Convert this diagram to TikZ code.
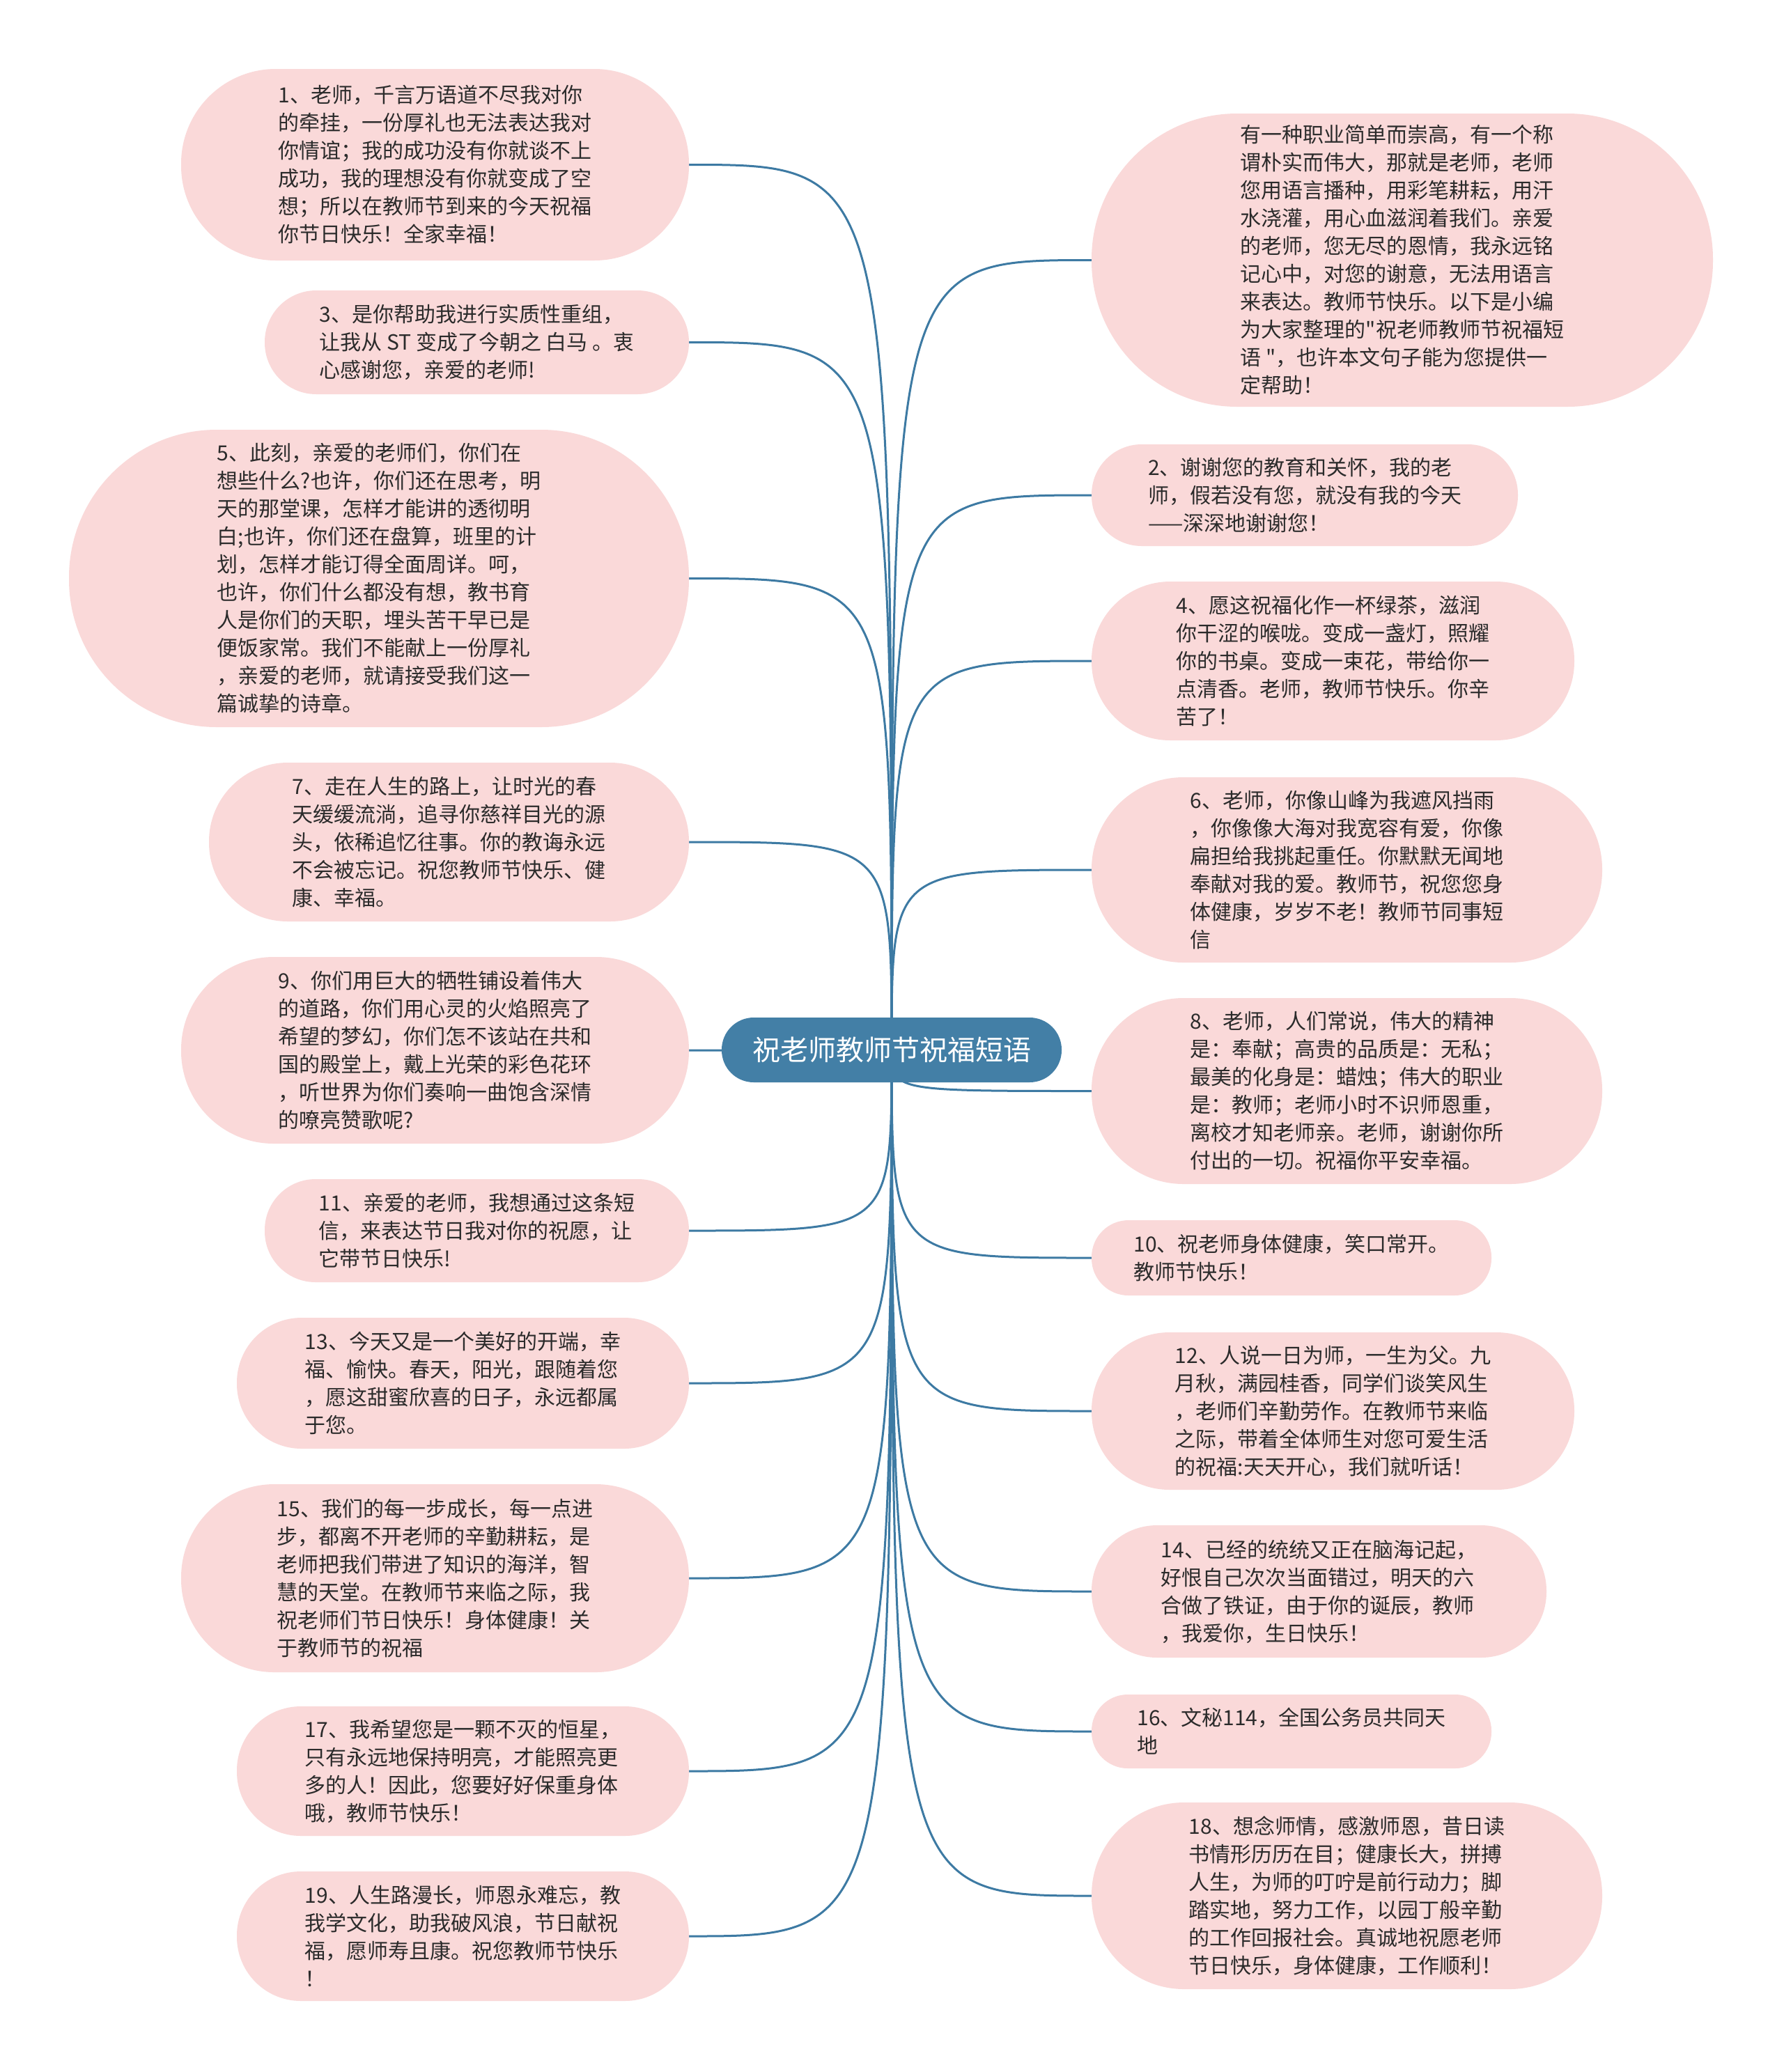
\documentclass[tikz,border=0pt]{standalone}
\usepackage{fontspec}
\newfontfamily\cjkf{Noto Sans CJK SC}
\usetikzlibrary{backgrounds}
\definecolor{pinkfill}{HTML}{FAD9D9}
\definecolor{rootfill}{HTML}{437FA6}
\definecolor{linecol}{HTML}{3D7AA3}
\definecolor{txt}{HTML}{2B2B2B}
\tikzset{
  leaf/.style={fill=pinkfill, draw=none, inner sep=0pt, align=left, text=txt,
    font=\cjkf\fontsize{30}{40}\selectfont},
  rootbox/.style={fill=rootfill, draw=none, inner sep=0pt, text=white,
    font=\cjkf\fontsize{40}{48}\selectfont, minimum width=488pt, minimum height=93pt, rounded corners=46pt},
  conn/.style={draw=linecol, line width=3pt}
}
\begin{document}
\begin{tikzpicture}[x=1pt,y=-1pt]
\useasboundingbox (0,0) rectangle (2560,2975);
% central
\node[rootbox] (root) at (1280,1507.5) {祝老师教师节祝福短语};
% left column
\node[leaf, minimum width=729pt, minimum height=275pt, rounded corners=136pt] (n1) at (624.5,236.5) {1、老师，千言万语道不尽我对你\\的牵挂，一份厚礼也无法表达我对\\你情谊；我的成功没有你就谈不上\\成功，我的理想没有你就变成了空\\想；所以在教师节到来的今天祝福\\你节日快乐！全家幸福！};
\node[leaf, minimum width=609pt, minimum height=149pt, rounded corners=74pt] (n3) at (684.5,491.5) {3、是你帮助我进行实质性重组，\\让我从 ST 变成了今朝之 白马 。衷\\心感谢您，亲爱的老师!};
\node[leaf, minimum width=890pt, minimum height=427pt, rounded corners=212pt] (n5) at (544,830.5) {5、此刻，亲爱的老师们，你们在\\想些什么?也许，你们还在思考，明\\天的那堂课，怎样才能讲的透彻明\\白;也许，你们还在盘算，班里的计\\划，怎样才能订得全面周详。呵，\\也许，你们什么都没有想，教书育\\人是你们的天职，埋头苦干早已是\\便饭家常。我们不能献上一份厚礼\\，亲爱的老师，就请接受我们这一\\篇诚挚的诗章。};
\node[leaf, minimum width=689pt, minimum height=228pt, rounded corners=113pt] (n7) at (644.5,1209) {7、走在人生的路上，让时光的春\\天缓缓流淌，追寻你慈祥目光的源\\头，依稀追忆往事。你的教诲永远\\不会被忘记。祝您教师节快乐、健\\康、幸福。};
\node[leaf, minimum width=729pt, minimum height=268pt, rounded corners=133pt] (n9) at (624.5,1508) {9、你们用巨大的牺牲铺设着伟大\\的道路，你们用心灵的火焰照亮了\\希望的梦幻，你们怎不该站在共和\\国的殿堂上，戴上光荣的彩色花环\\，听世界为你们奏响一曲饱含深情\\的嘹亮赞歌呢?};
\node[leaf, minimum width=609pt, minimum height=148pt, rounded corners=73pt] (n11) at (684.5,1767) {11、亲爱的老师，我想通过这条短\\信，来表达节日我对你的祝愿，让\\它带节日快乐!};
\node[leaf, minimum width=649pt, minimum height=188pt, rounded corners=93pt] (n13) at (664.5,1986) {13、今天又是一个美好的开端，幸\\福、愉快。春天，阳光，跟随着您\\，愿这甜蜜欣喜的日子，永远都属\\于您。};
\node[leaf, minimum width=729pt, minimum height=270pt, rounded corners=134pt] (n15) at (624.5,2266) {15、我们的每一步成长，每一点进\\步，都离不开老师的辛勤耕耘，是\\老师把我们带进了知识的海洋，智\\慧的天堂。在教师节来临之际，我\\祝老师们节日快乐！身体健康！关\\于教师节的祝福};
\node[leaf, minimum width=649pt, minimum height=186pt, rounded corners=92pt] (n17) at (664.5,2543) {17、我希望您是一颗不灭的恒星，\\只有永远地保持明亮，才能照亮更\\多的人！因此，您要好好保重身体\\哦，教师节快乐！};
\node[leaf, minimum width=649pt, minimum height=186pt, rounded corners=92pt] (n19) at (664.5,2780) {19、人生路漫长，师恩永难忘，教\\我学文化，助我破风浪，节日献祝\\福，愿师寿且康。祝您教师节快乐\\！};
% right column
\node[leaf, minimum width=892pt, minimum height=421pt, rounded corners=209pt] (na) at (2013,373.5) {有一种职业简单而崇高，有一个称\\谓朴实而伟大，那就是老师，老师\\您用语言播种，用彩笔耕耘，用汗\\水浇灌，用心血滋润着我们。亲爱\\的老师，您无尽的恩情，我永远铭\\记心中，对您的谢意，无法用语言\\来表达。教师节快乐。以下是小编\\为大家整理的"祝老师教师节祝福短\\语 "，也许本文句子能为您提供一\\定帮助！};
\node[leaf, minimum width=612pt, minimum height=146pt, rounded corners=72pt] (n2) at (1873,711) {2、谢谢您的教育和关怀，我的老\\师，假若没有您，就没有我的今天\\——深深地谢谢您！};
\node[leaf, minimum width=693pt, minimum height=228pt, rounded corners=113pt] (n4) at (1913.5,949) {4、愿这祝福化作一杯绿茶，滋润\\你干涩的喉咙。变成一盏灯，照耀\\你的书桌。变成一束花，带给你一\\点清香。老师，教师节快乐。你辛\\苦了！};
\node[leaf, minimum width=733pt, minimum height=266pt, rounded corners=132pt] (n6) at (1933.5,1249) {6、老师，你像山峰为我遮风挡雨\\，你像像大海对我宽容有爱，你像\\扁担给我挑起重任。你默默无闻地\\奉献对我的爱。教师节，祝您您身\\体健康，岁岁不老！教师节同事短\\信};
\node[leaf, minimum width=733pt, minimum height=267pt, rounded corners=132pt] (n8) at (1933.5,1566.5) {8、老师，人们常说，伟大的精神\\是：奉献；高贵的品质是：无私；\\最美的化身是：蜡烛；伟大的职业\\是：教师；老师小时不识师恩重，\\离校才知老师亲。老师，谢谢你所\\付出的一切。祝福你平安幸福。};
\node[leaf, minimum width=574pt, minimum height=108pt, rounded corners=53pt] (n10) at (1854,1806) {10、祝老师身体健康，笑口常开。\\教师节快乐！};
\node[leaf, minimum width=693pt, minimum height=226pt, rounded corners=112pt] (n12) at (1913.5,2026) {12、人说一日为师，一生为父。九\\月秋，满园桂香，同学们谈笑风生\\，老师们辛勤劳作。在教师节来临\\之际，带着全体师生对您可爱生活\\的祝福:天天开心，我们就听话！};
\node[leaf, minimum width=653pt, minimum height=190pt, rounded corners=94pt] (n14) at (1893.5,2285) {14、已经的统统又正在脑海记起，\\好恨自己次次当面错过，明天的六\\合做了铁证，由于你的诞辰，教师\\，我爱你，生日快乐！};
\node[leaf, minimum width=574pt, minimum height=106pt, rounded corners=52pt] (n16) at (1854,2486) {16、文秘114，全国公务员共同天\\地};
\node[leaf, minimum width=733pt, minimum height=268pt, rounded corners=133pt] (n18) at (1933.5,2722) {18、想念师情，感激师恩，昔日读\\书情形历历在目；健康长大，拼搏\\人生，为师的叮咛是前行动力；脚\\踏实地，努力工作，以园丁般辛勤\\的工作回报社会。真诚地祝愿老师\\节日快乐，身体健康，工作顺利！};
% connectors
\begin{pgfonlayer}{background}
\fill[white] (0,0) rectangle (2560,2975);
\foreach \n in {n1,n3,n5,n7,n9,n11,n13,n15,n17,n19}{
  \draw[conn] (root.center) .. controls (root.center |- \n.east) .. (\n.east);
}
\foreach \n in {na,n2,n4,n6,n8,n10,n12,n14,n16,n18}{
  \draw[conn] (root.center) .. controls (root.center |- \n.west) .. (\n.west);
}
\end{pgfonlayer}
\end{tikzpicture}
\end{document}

===============

### THE TASK:
Retype the whole listing exactly and leave the pictures out.

### ANSWER IN FULL:
Convert this diagram to TikZ code.
\documentclass[tikz,border=0pt]{standalone}
\usepackage{fontspec}
\newfontfamily\cjkf{Noto Sans CJK SC}
\usetikzlibrary{backgrounds}
\definecolor{pinkfill}{HTML}{FAD9D9}
\definecolor{rootfill}{HTML}{437FA6}
\definecolor{linecol}{HTML}{3D7AA3}
\definecolor{txt}{HTML}{2B2B2B}
\tikzset{
  leaf/.style={fill=pinkfill, draw=none, inner sep=0pt, align=left, text=txt,
    font=\cjkf\fontsize{30}{40}\selectfont},
  rootbox/.style={fill=rootfill, draw=none, inner sep=0pt, text=white,
    font=\cjkf\fontsize{40}{48}\selectfont, minimum width=488pt, minimum height=93pt, rounded corners=46pt},
  conn/.style={draw=linecol, line width=3pt}
}
\begin{document}
\begin{tikzpicture}[x=1pt,y=-1pt]
\useasboundingbox (0,0) rectangle (2560,2975);
% central
\node[rootbox] (root) at (1280,1507.5) {祝老师教师节祝福短语};
% left column
\node[leaf, minimum width=729pt, minimum height=275pt, rounded corners=136pt] (n1) at (624.5,236.5) {1、老师，千言万语道不尽我对你\\的牵挂，一份厚礼也无法表达我对\\你情谊；我的成功没有你就谈不上\\成功，我的理想没有你就变成了空\\想；所以在教师节到来的今天祝福\\你节日快乐！全家幸福！};
\node[leaf, minimum width=609pt, minimum height=149pt, rounded corners=74pt] (n3) at (684.5,491.5) {3、是你帮助我进行实质性重组，\\让我从 ST 变成了今朝之 白马 。衷\\心感谢您，亲爱的老师!};
\node[leaf, minimum width=890pt, minimum height=427pt, rounded corners=212pt] (n5) at (544,830.5) {5、此刻，亲爱的老师们，你们在\\想些什么?也许，你们还在思考，明\\天的那堂课，怎样才能讲的透彻明\\白;也许，你们还在盘算，班里的计\\划，怎样才能订得全面周详。呵，\\也许，你们什么都没有想，教书育\\人是你们的天职，埋头苦干早已是\\便饭家常。我们不能献上一份厚礼\\，亲爱的老师，就请接受我们这一\\篇诚挚的诗章。};
\node[leaf, minimum width=689pt, minimum height=228pt, rounded corners=113pt] (n7) at (644.5,1209) {7、走在人生的路上，让时光的春\\天缓缓流淌，追寻你慈祥目光的源\\头，依稀追忆往事。你的教诲永远\\不会被忘记。祝您教师节快乐、健\\康、幸福。};
\node[leaf, minimum width=729pt, minimum height=268pt, rounded corners=133pt] (n9) at (624.5,1508) {9、你们用巨大的牺牲铺设着伟大\\的道路，你们用心灵的火焰照亮了\\希望的梦幻，你们怎不该站在共和\\国的殿堂上，戴上光荣的彩色花环\\，听世界为你们奏响一曲饱含深情\\的嘹亮赞歌呢?};
\node[leaf, minimum width=609pt, minimum height=148pt, rounded corners=73pt] (n11) at (684.5,1767) {11、亲爱的老师，我想通过这条短\\信，来表达节日我对你的祝愿，让\\它带节日快乐!};
\node[leaf, minimum width=649pt, minimum height=188pt, rounded corners=93pt] (n13) at (664.5,1986) {13、今天又是一个美好的开端，幸\\福、愉快。春天，阳光，跟随着您\\，愿这甜蜜欣喜的日子，永远都属\\于您。};
\node[leaf, minimum width=729pt, minimum height=270pt, rounded corners=134pt] (n15) at (624.5,2266) {15、我们的每一步成长，每一点进\\步，都离不开老师的辛勤耕耘，是\\老师把我们带进了知识的海洋，智\\慧的天堂。在教师节来临之际，我\\祝老师们节日快乐！身体健康！关\\于教师节的祝福};
\node[leaf, minimum width=649pt, minimum height=186pt, rounded corners=92pt] (n17) at (664.5,2543) {17、我希望您是一颗不灭的恒星，\\只有永远地保持明亮，才能照亮更\\多的人！因此，您要好好保重身体\\哦，教师节快乐！};
\node[leaf, minimum width=649pt, minimum height=186pt, rounded corners=92pt] (n19) at (664.5,2780) {19、人生路漫长，师恩永难忘，教\\我学文化，助我破风浪，节日献祝\\福，愿师寿且康。祝您教师节快乐\\！};
% right column
\node[leaf, minimum width=892pt, minimum height=421pt, rounded corners=209pt] (na) at (2013,373.5) {有一种职业简单而崇高，有一个称\\谓朴实而伟大，那就是老师，老师\\您用语言播种，用彩笔耕耘，用汗\\水浇灌，用心血滋润着我们。亲爱\\的老师，您无尽的恩情，我永远铭\\记心中，对您的谢意，无法用语言\\来表达。教师节快乐。以下是小编\\为大家整理的"祝老师教师节祝福短\\语 "，也许本文句子能为您提供一\\定帮助！};
\node[leaf, minimum width=612pt, minimum height=146pt, rounded corners=72pt] (n2) at (1873,711) {2、谢谢您的教育和关怀，我的老\\师，假若没有您，就没有我的今天\\——深深地谢谢您！};
\node[leaf, minimum width=693pt, minimum height=228pt, rounded corners=113pt] (n4) at (1913.5,949) {4、愿这祝福化作一杯绿茶，滋润\\你干涩的喉咙。变成一盏灯，照耀\\你的书桌。变成一束花，带给你一\\点清香。老师，教师节快乐。你辛\\苦了！};
\node[leaf, minimum width=733pt, minimum height=266pt, rounded corners=132pt] (n6) at (1933.5,1249) {6、老师，你像山峰为我遮风挡雨\\，你像像大海对我宽容有爱，你像\\扁担给我挑起重任。你默默无闻地\\奉献对我的爱。教师节，祝您您身\\体健康，岁岁不老！教师节同事短\\信};
\node[leaf, minimum width=733pt, minimum height=267pt, rounded corners=132pt] (n8) at (1933.5,1566.5) {8、老师，人们常说，伟大的精神\\是：奉献；高贵的品质是：无私；\\最美的化身是：蜡烛；伟大的职业\\是：教师；老师小时不识师恩重，\\离校才知老师亲。老师，谢谢你所\\付出的一切。祝福你平安幸福。};
\node[leaf, minimum width=574pt, minimum height=108pt, rounded corners=53pt] (n10) at (1854,1806) {10、祝老师身体健康，笑口常开。\\教师节快乐！};
\node[leaf, minimum width=693pt, minimum height=226pt, rounded corners=112pt] (n12) at (1913.5,2026) {12、人说一日为师，一生为父。九\\月秋，满园桂香，同学们谈笑风生\\，老师们辛勤劳作。在教师节来临\\之际，带着全体师生对您可爱生活\\的祝福:天天开心，我们就听话！};
\node[leaf, minimum width=653pt, minimum height=190pt, rounded corners=94pt] (n14) at (1893.5,2285) {14、已经的统统又正在脑海记起，\\好恨自己次次当面错过，明天的六\\合做了铁证，由于你的诞辰，教师\\，我爱你，生日快乐！};
\node[leaf, minimum width=574pt, minimum height=106pt, rounded corners=52pt] (n16) at (1854,2486) {16、文秘114，全国公务员共同天\\地};
\node[leaf, minimum width=733pt, minimum height=268pt, rounded corners=133pt] (n18) at (1933.5,2722) {18、想念师情，感激师恩，昔日读\\书情形历历在目；健康长大，拼搏\\人生，为师的叮咛是前行动力；脚\\踏实地，努力工作，以园丁般辛勤\\的工作回报社会。真诚地祝愿老师\\节日快乐，身体健康，工作顺利！};
% connectors
\begin{pgfonlayer}{background}
\fill[white] (0,0) rectangle (2560,2975);
\foreach \n in {n1,n3,n5,n7,n9,n11,n13,n15,n17,n19}{
  \draw[conn] (root.center) .. controls (root.center |- \n.east) .. (\n.east);
}
\foreach \n in {na,n2,n4,n6,n8,n10,n12,n14,n16,n18}{
  \draw[conn] (root.center) .. controls (root.center |- \n.west) .. (\n.west);
}
\end{pgfonlayer}
\end{tikzpicture}
\end{document}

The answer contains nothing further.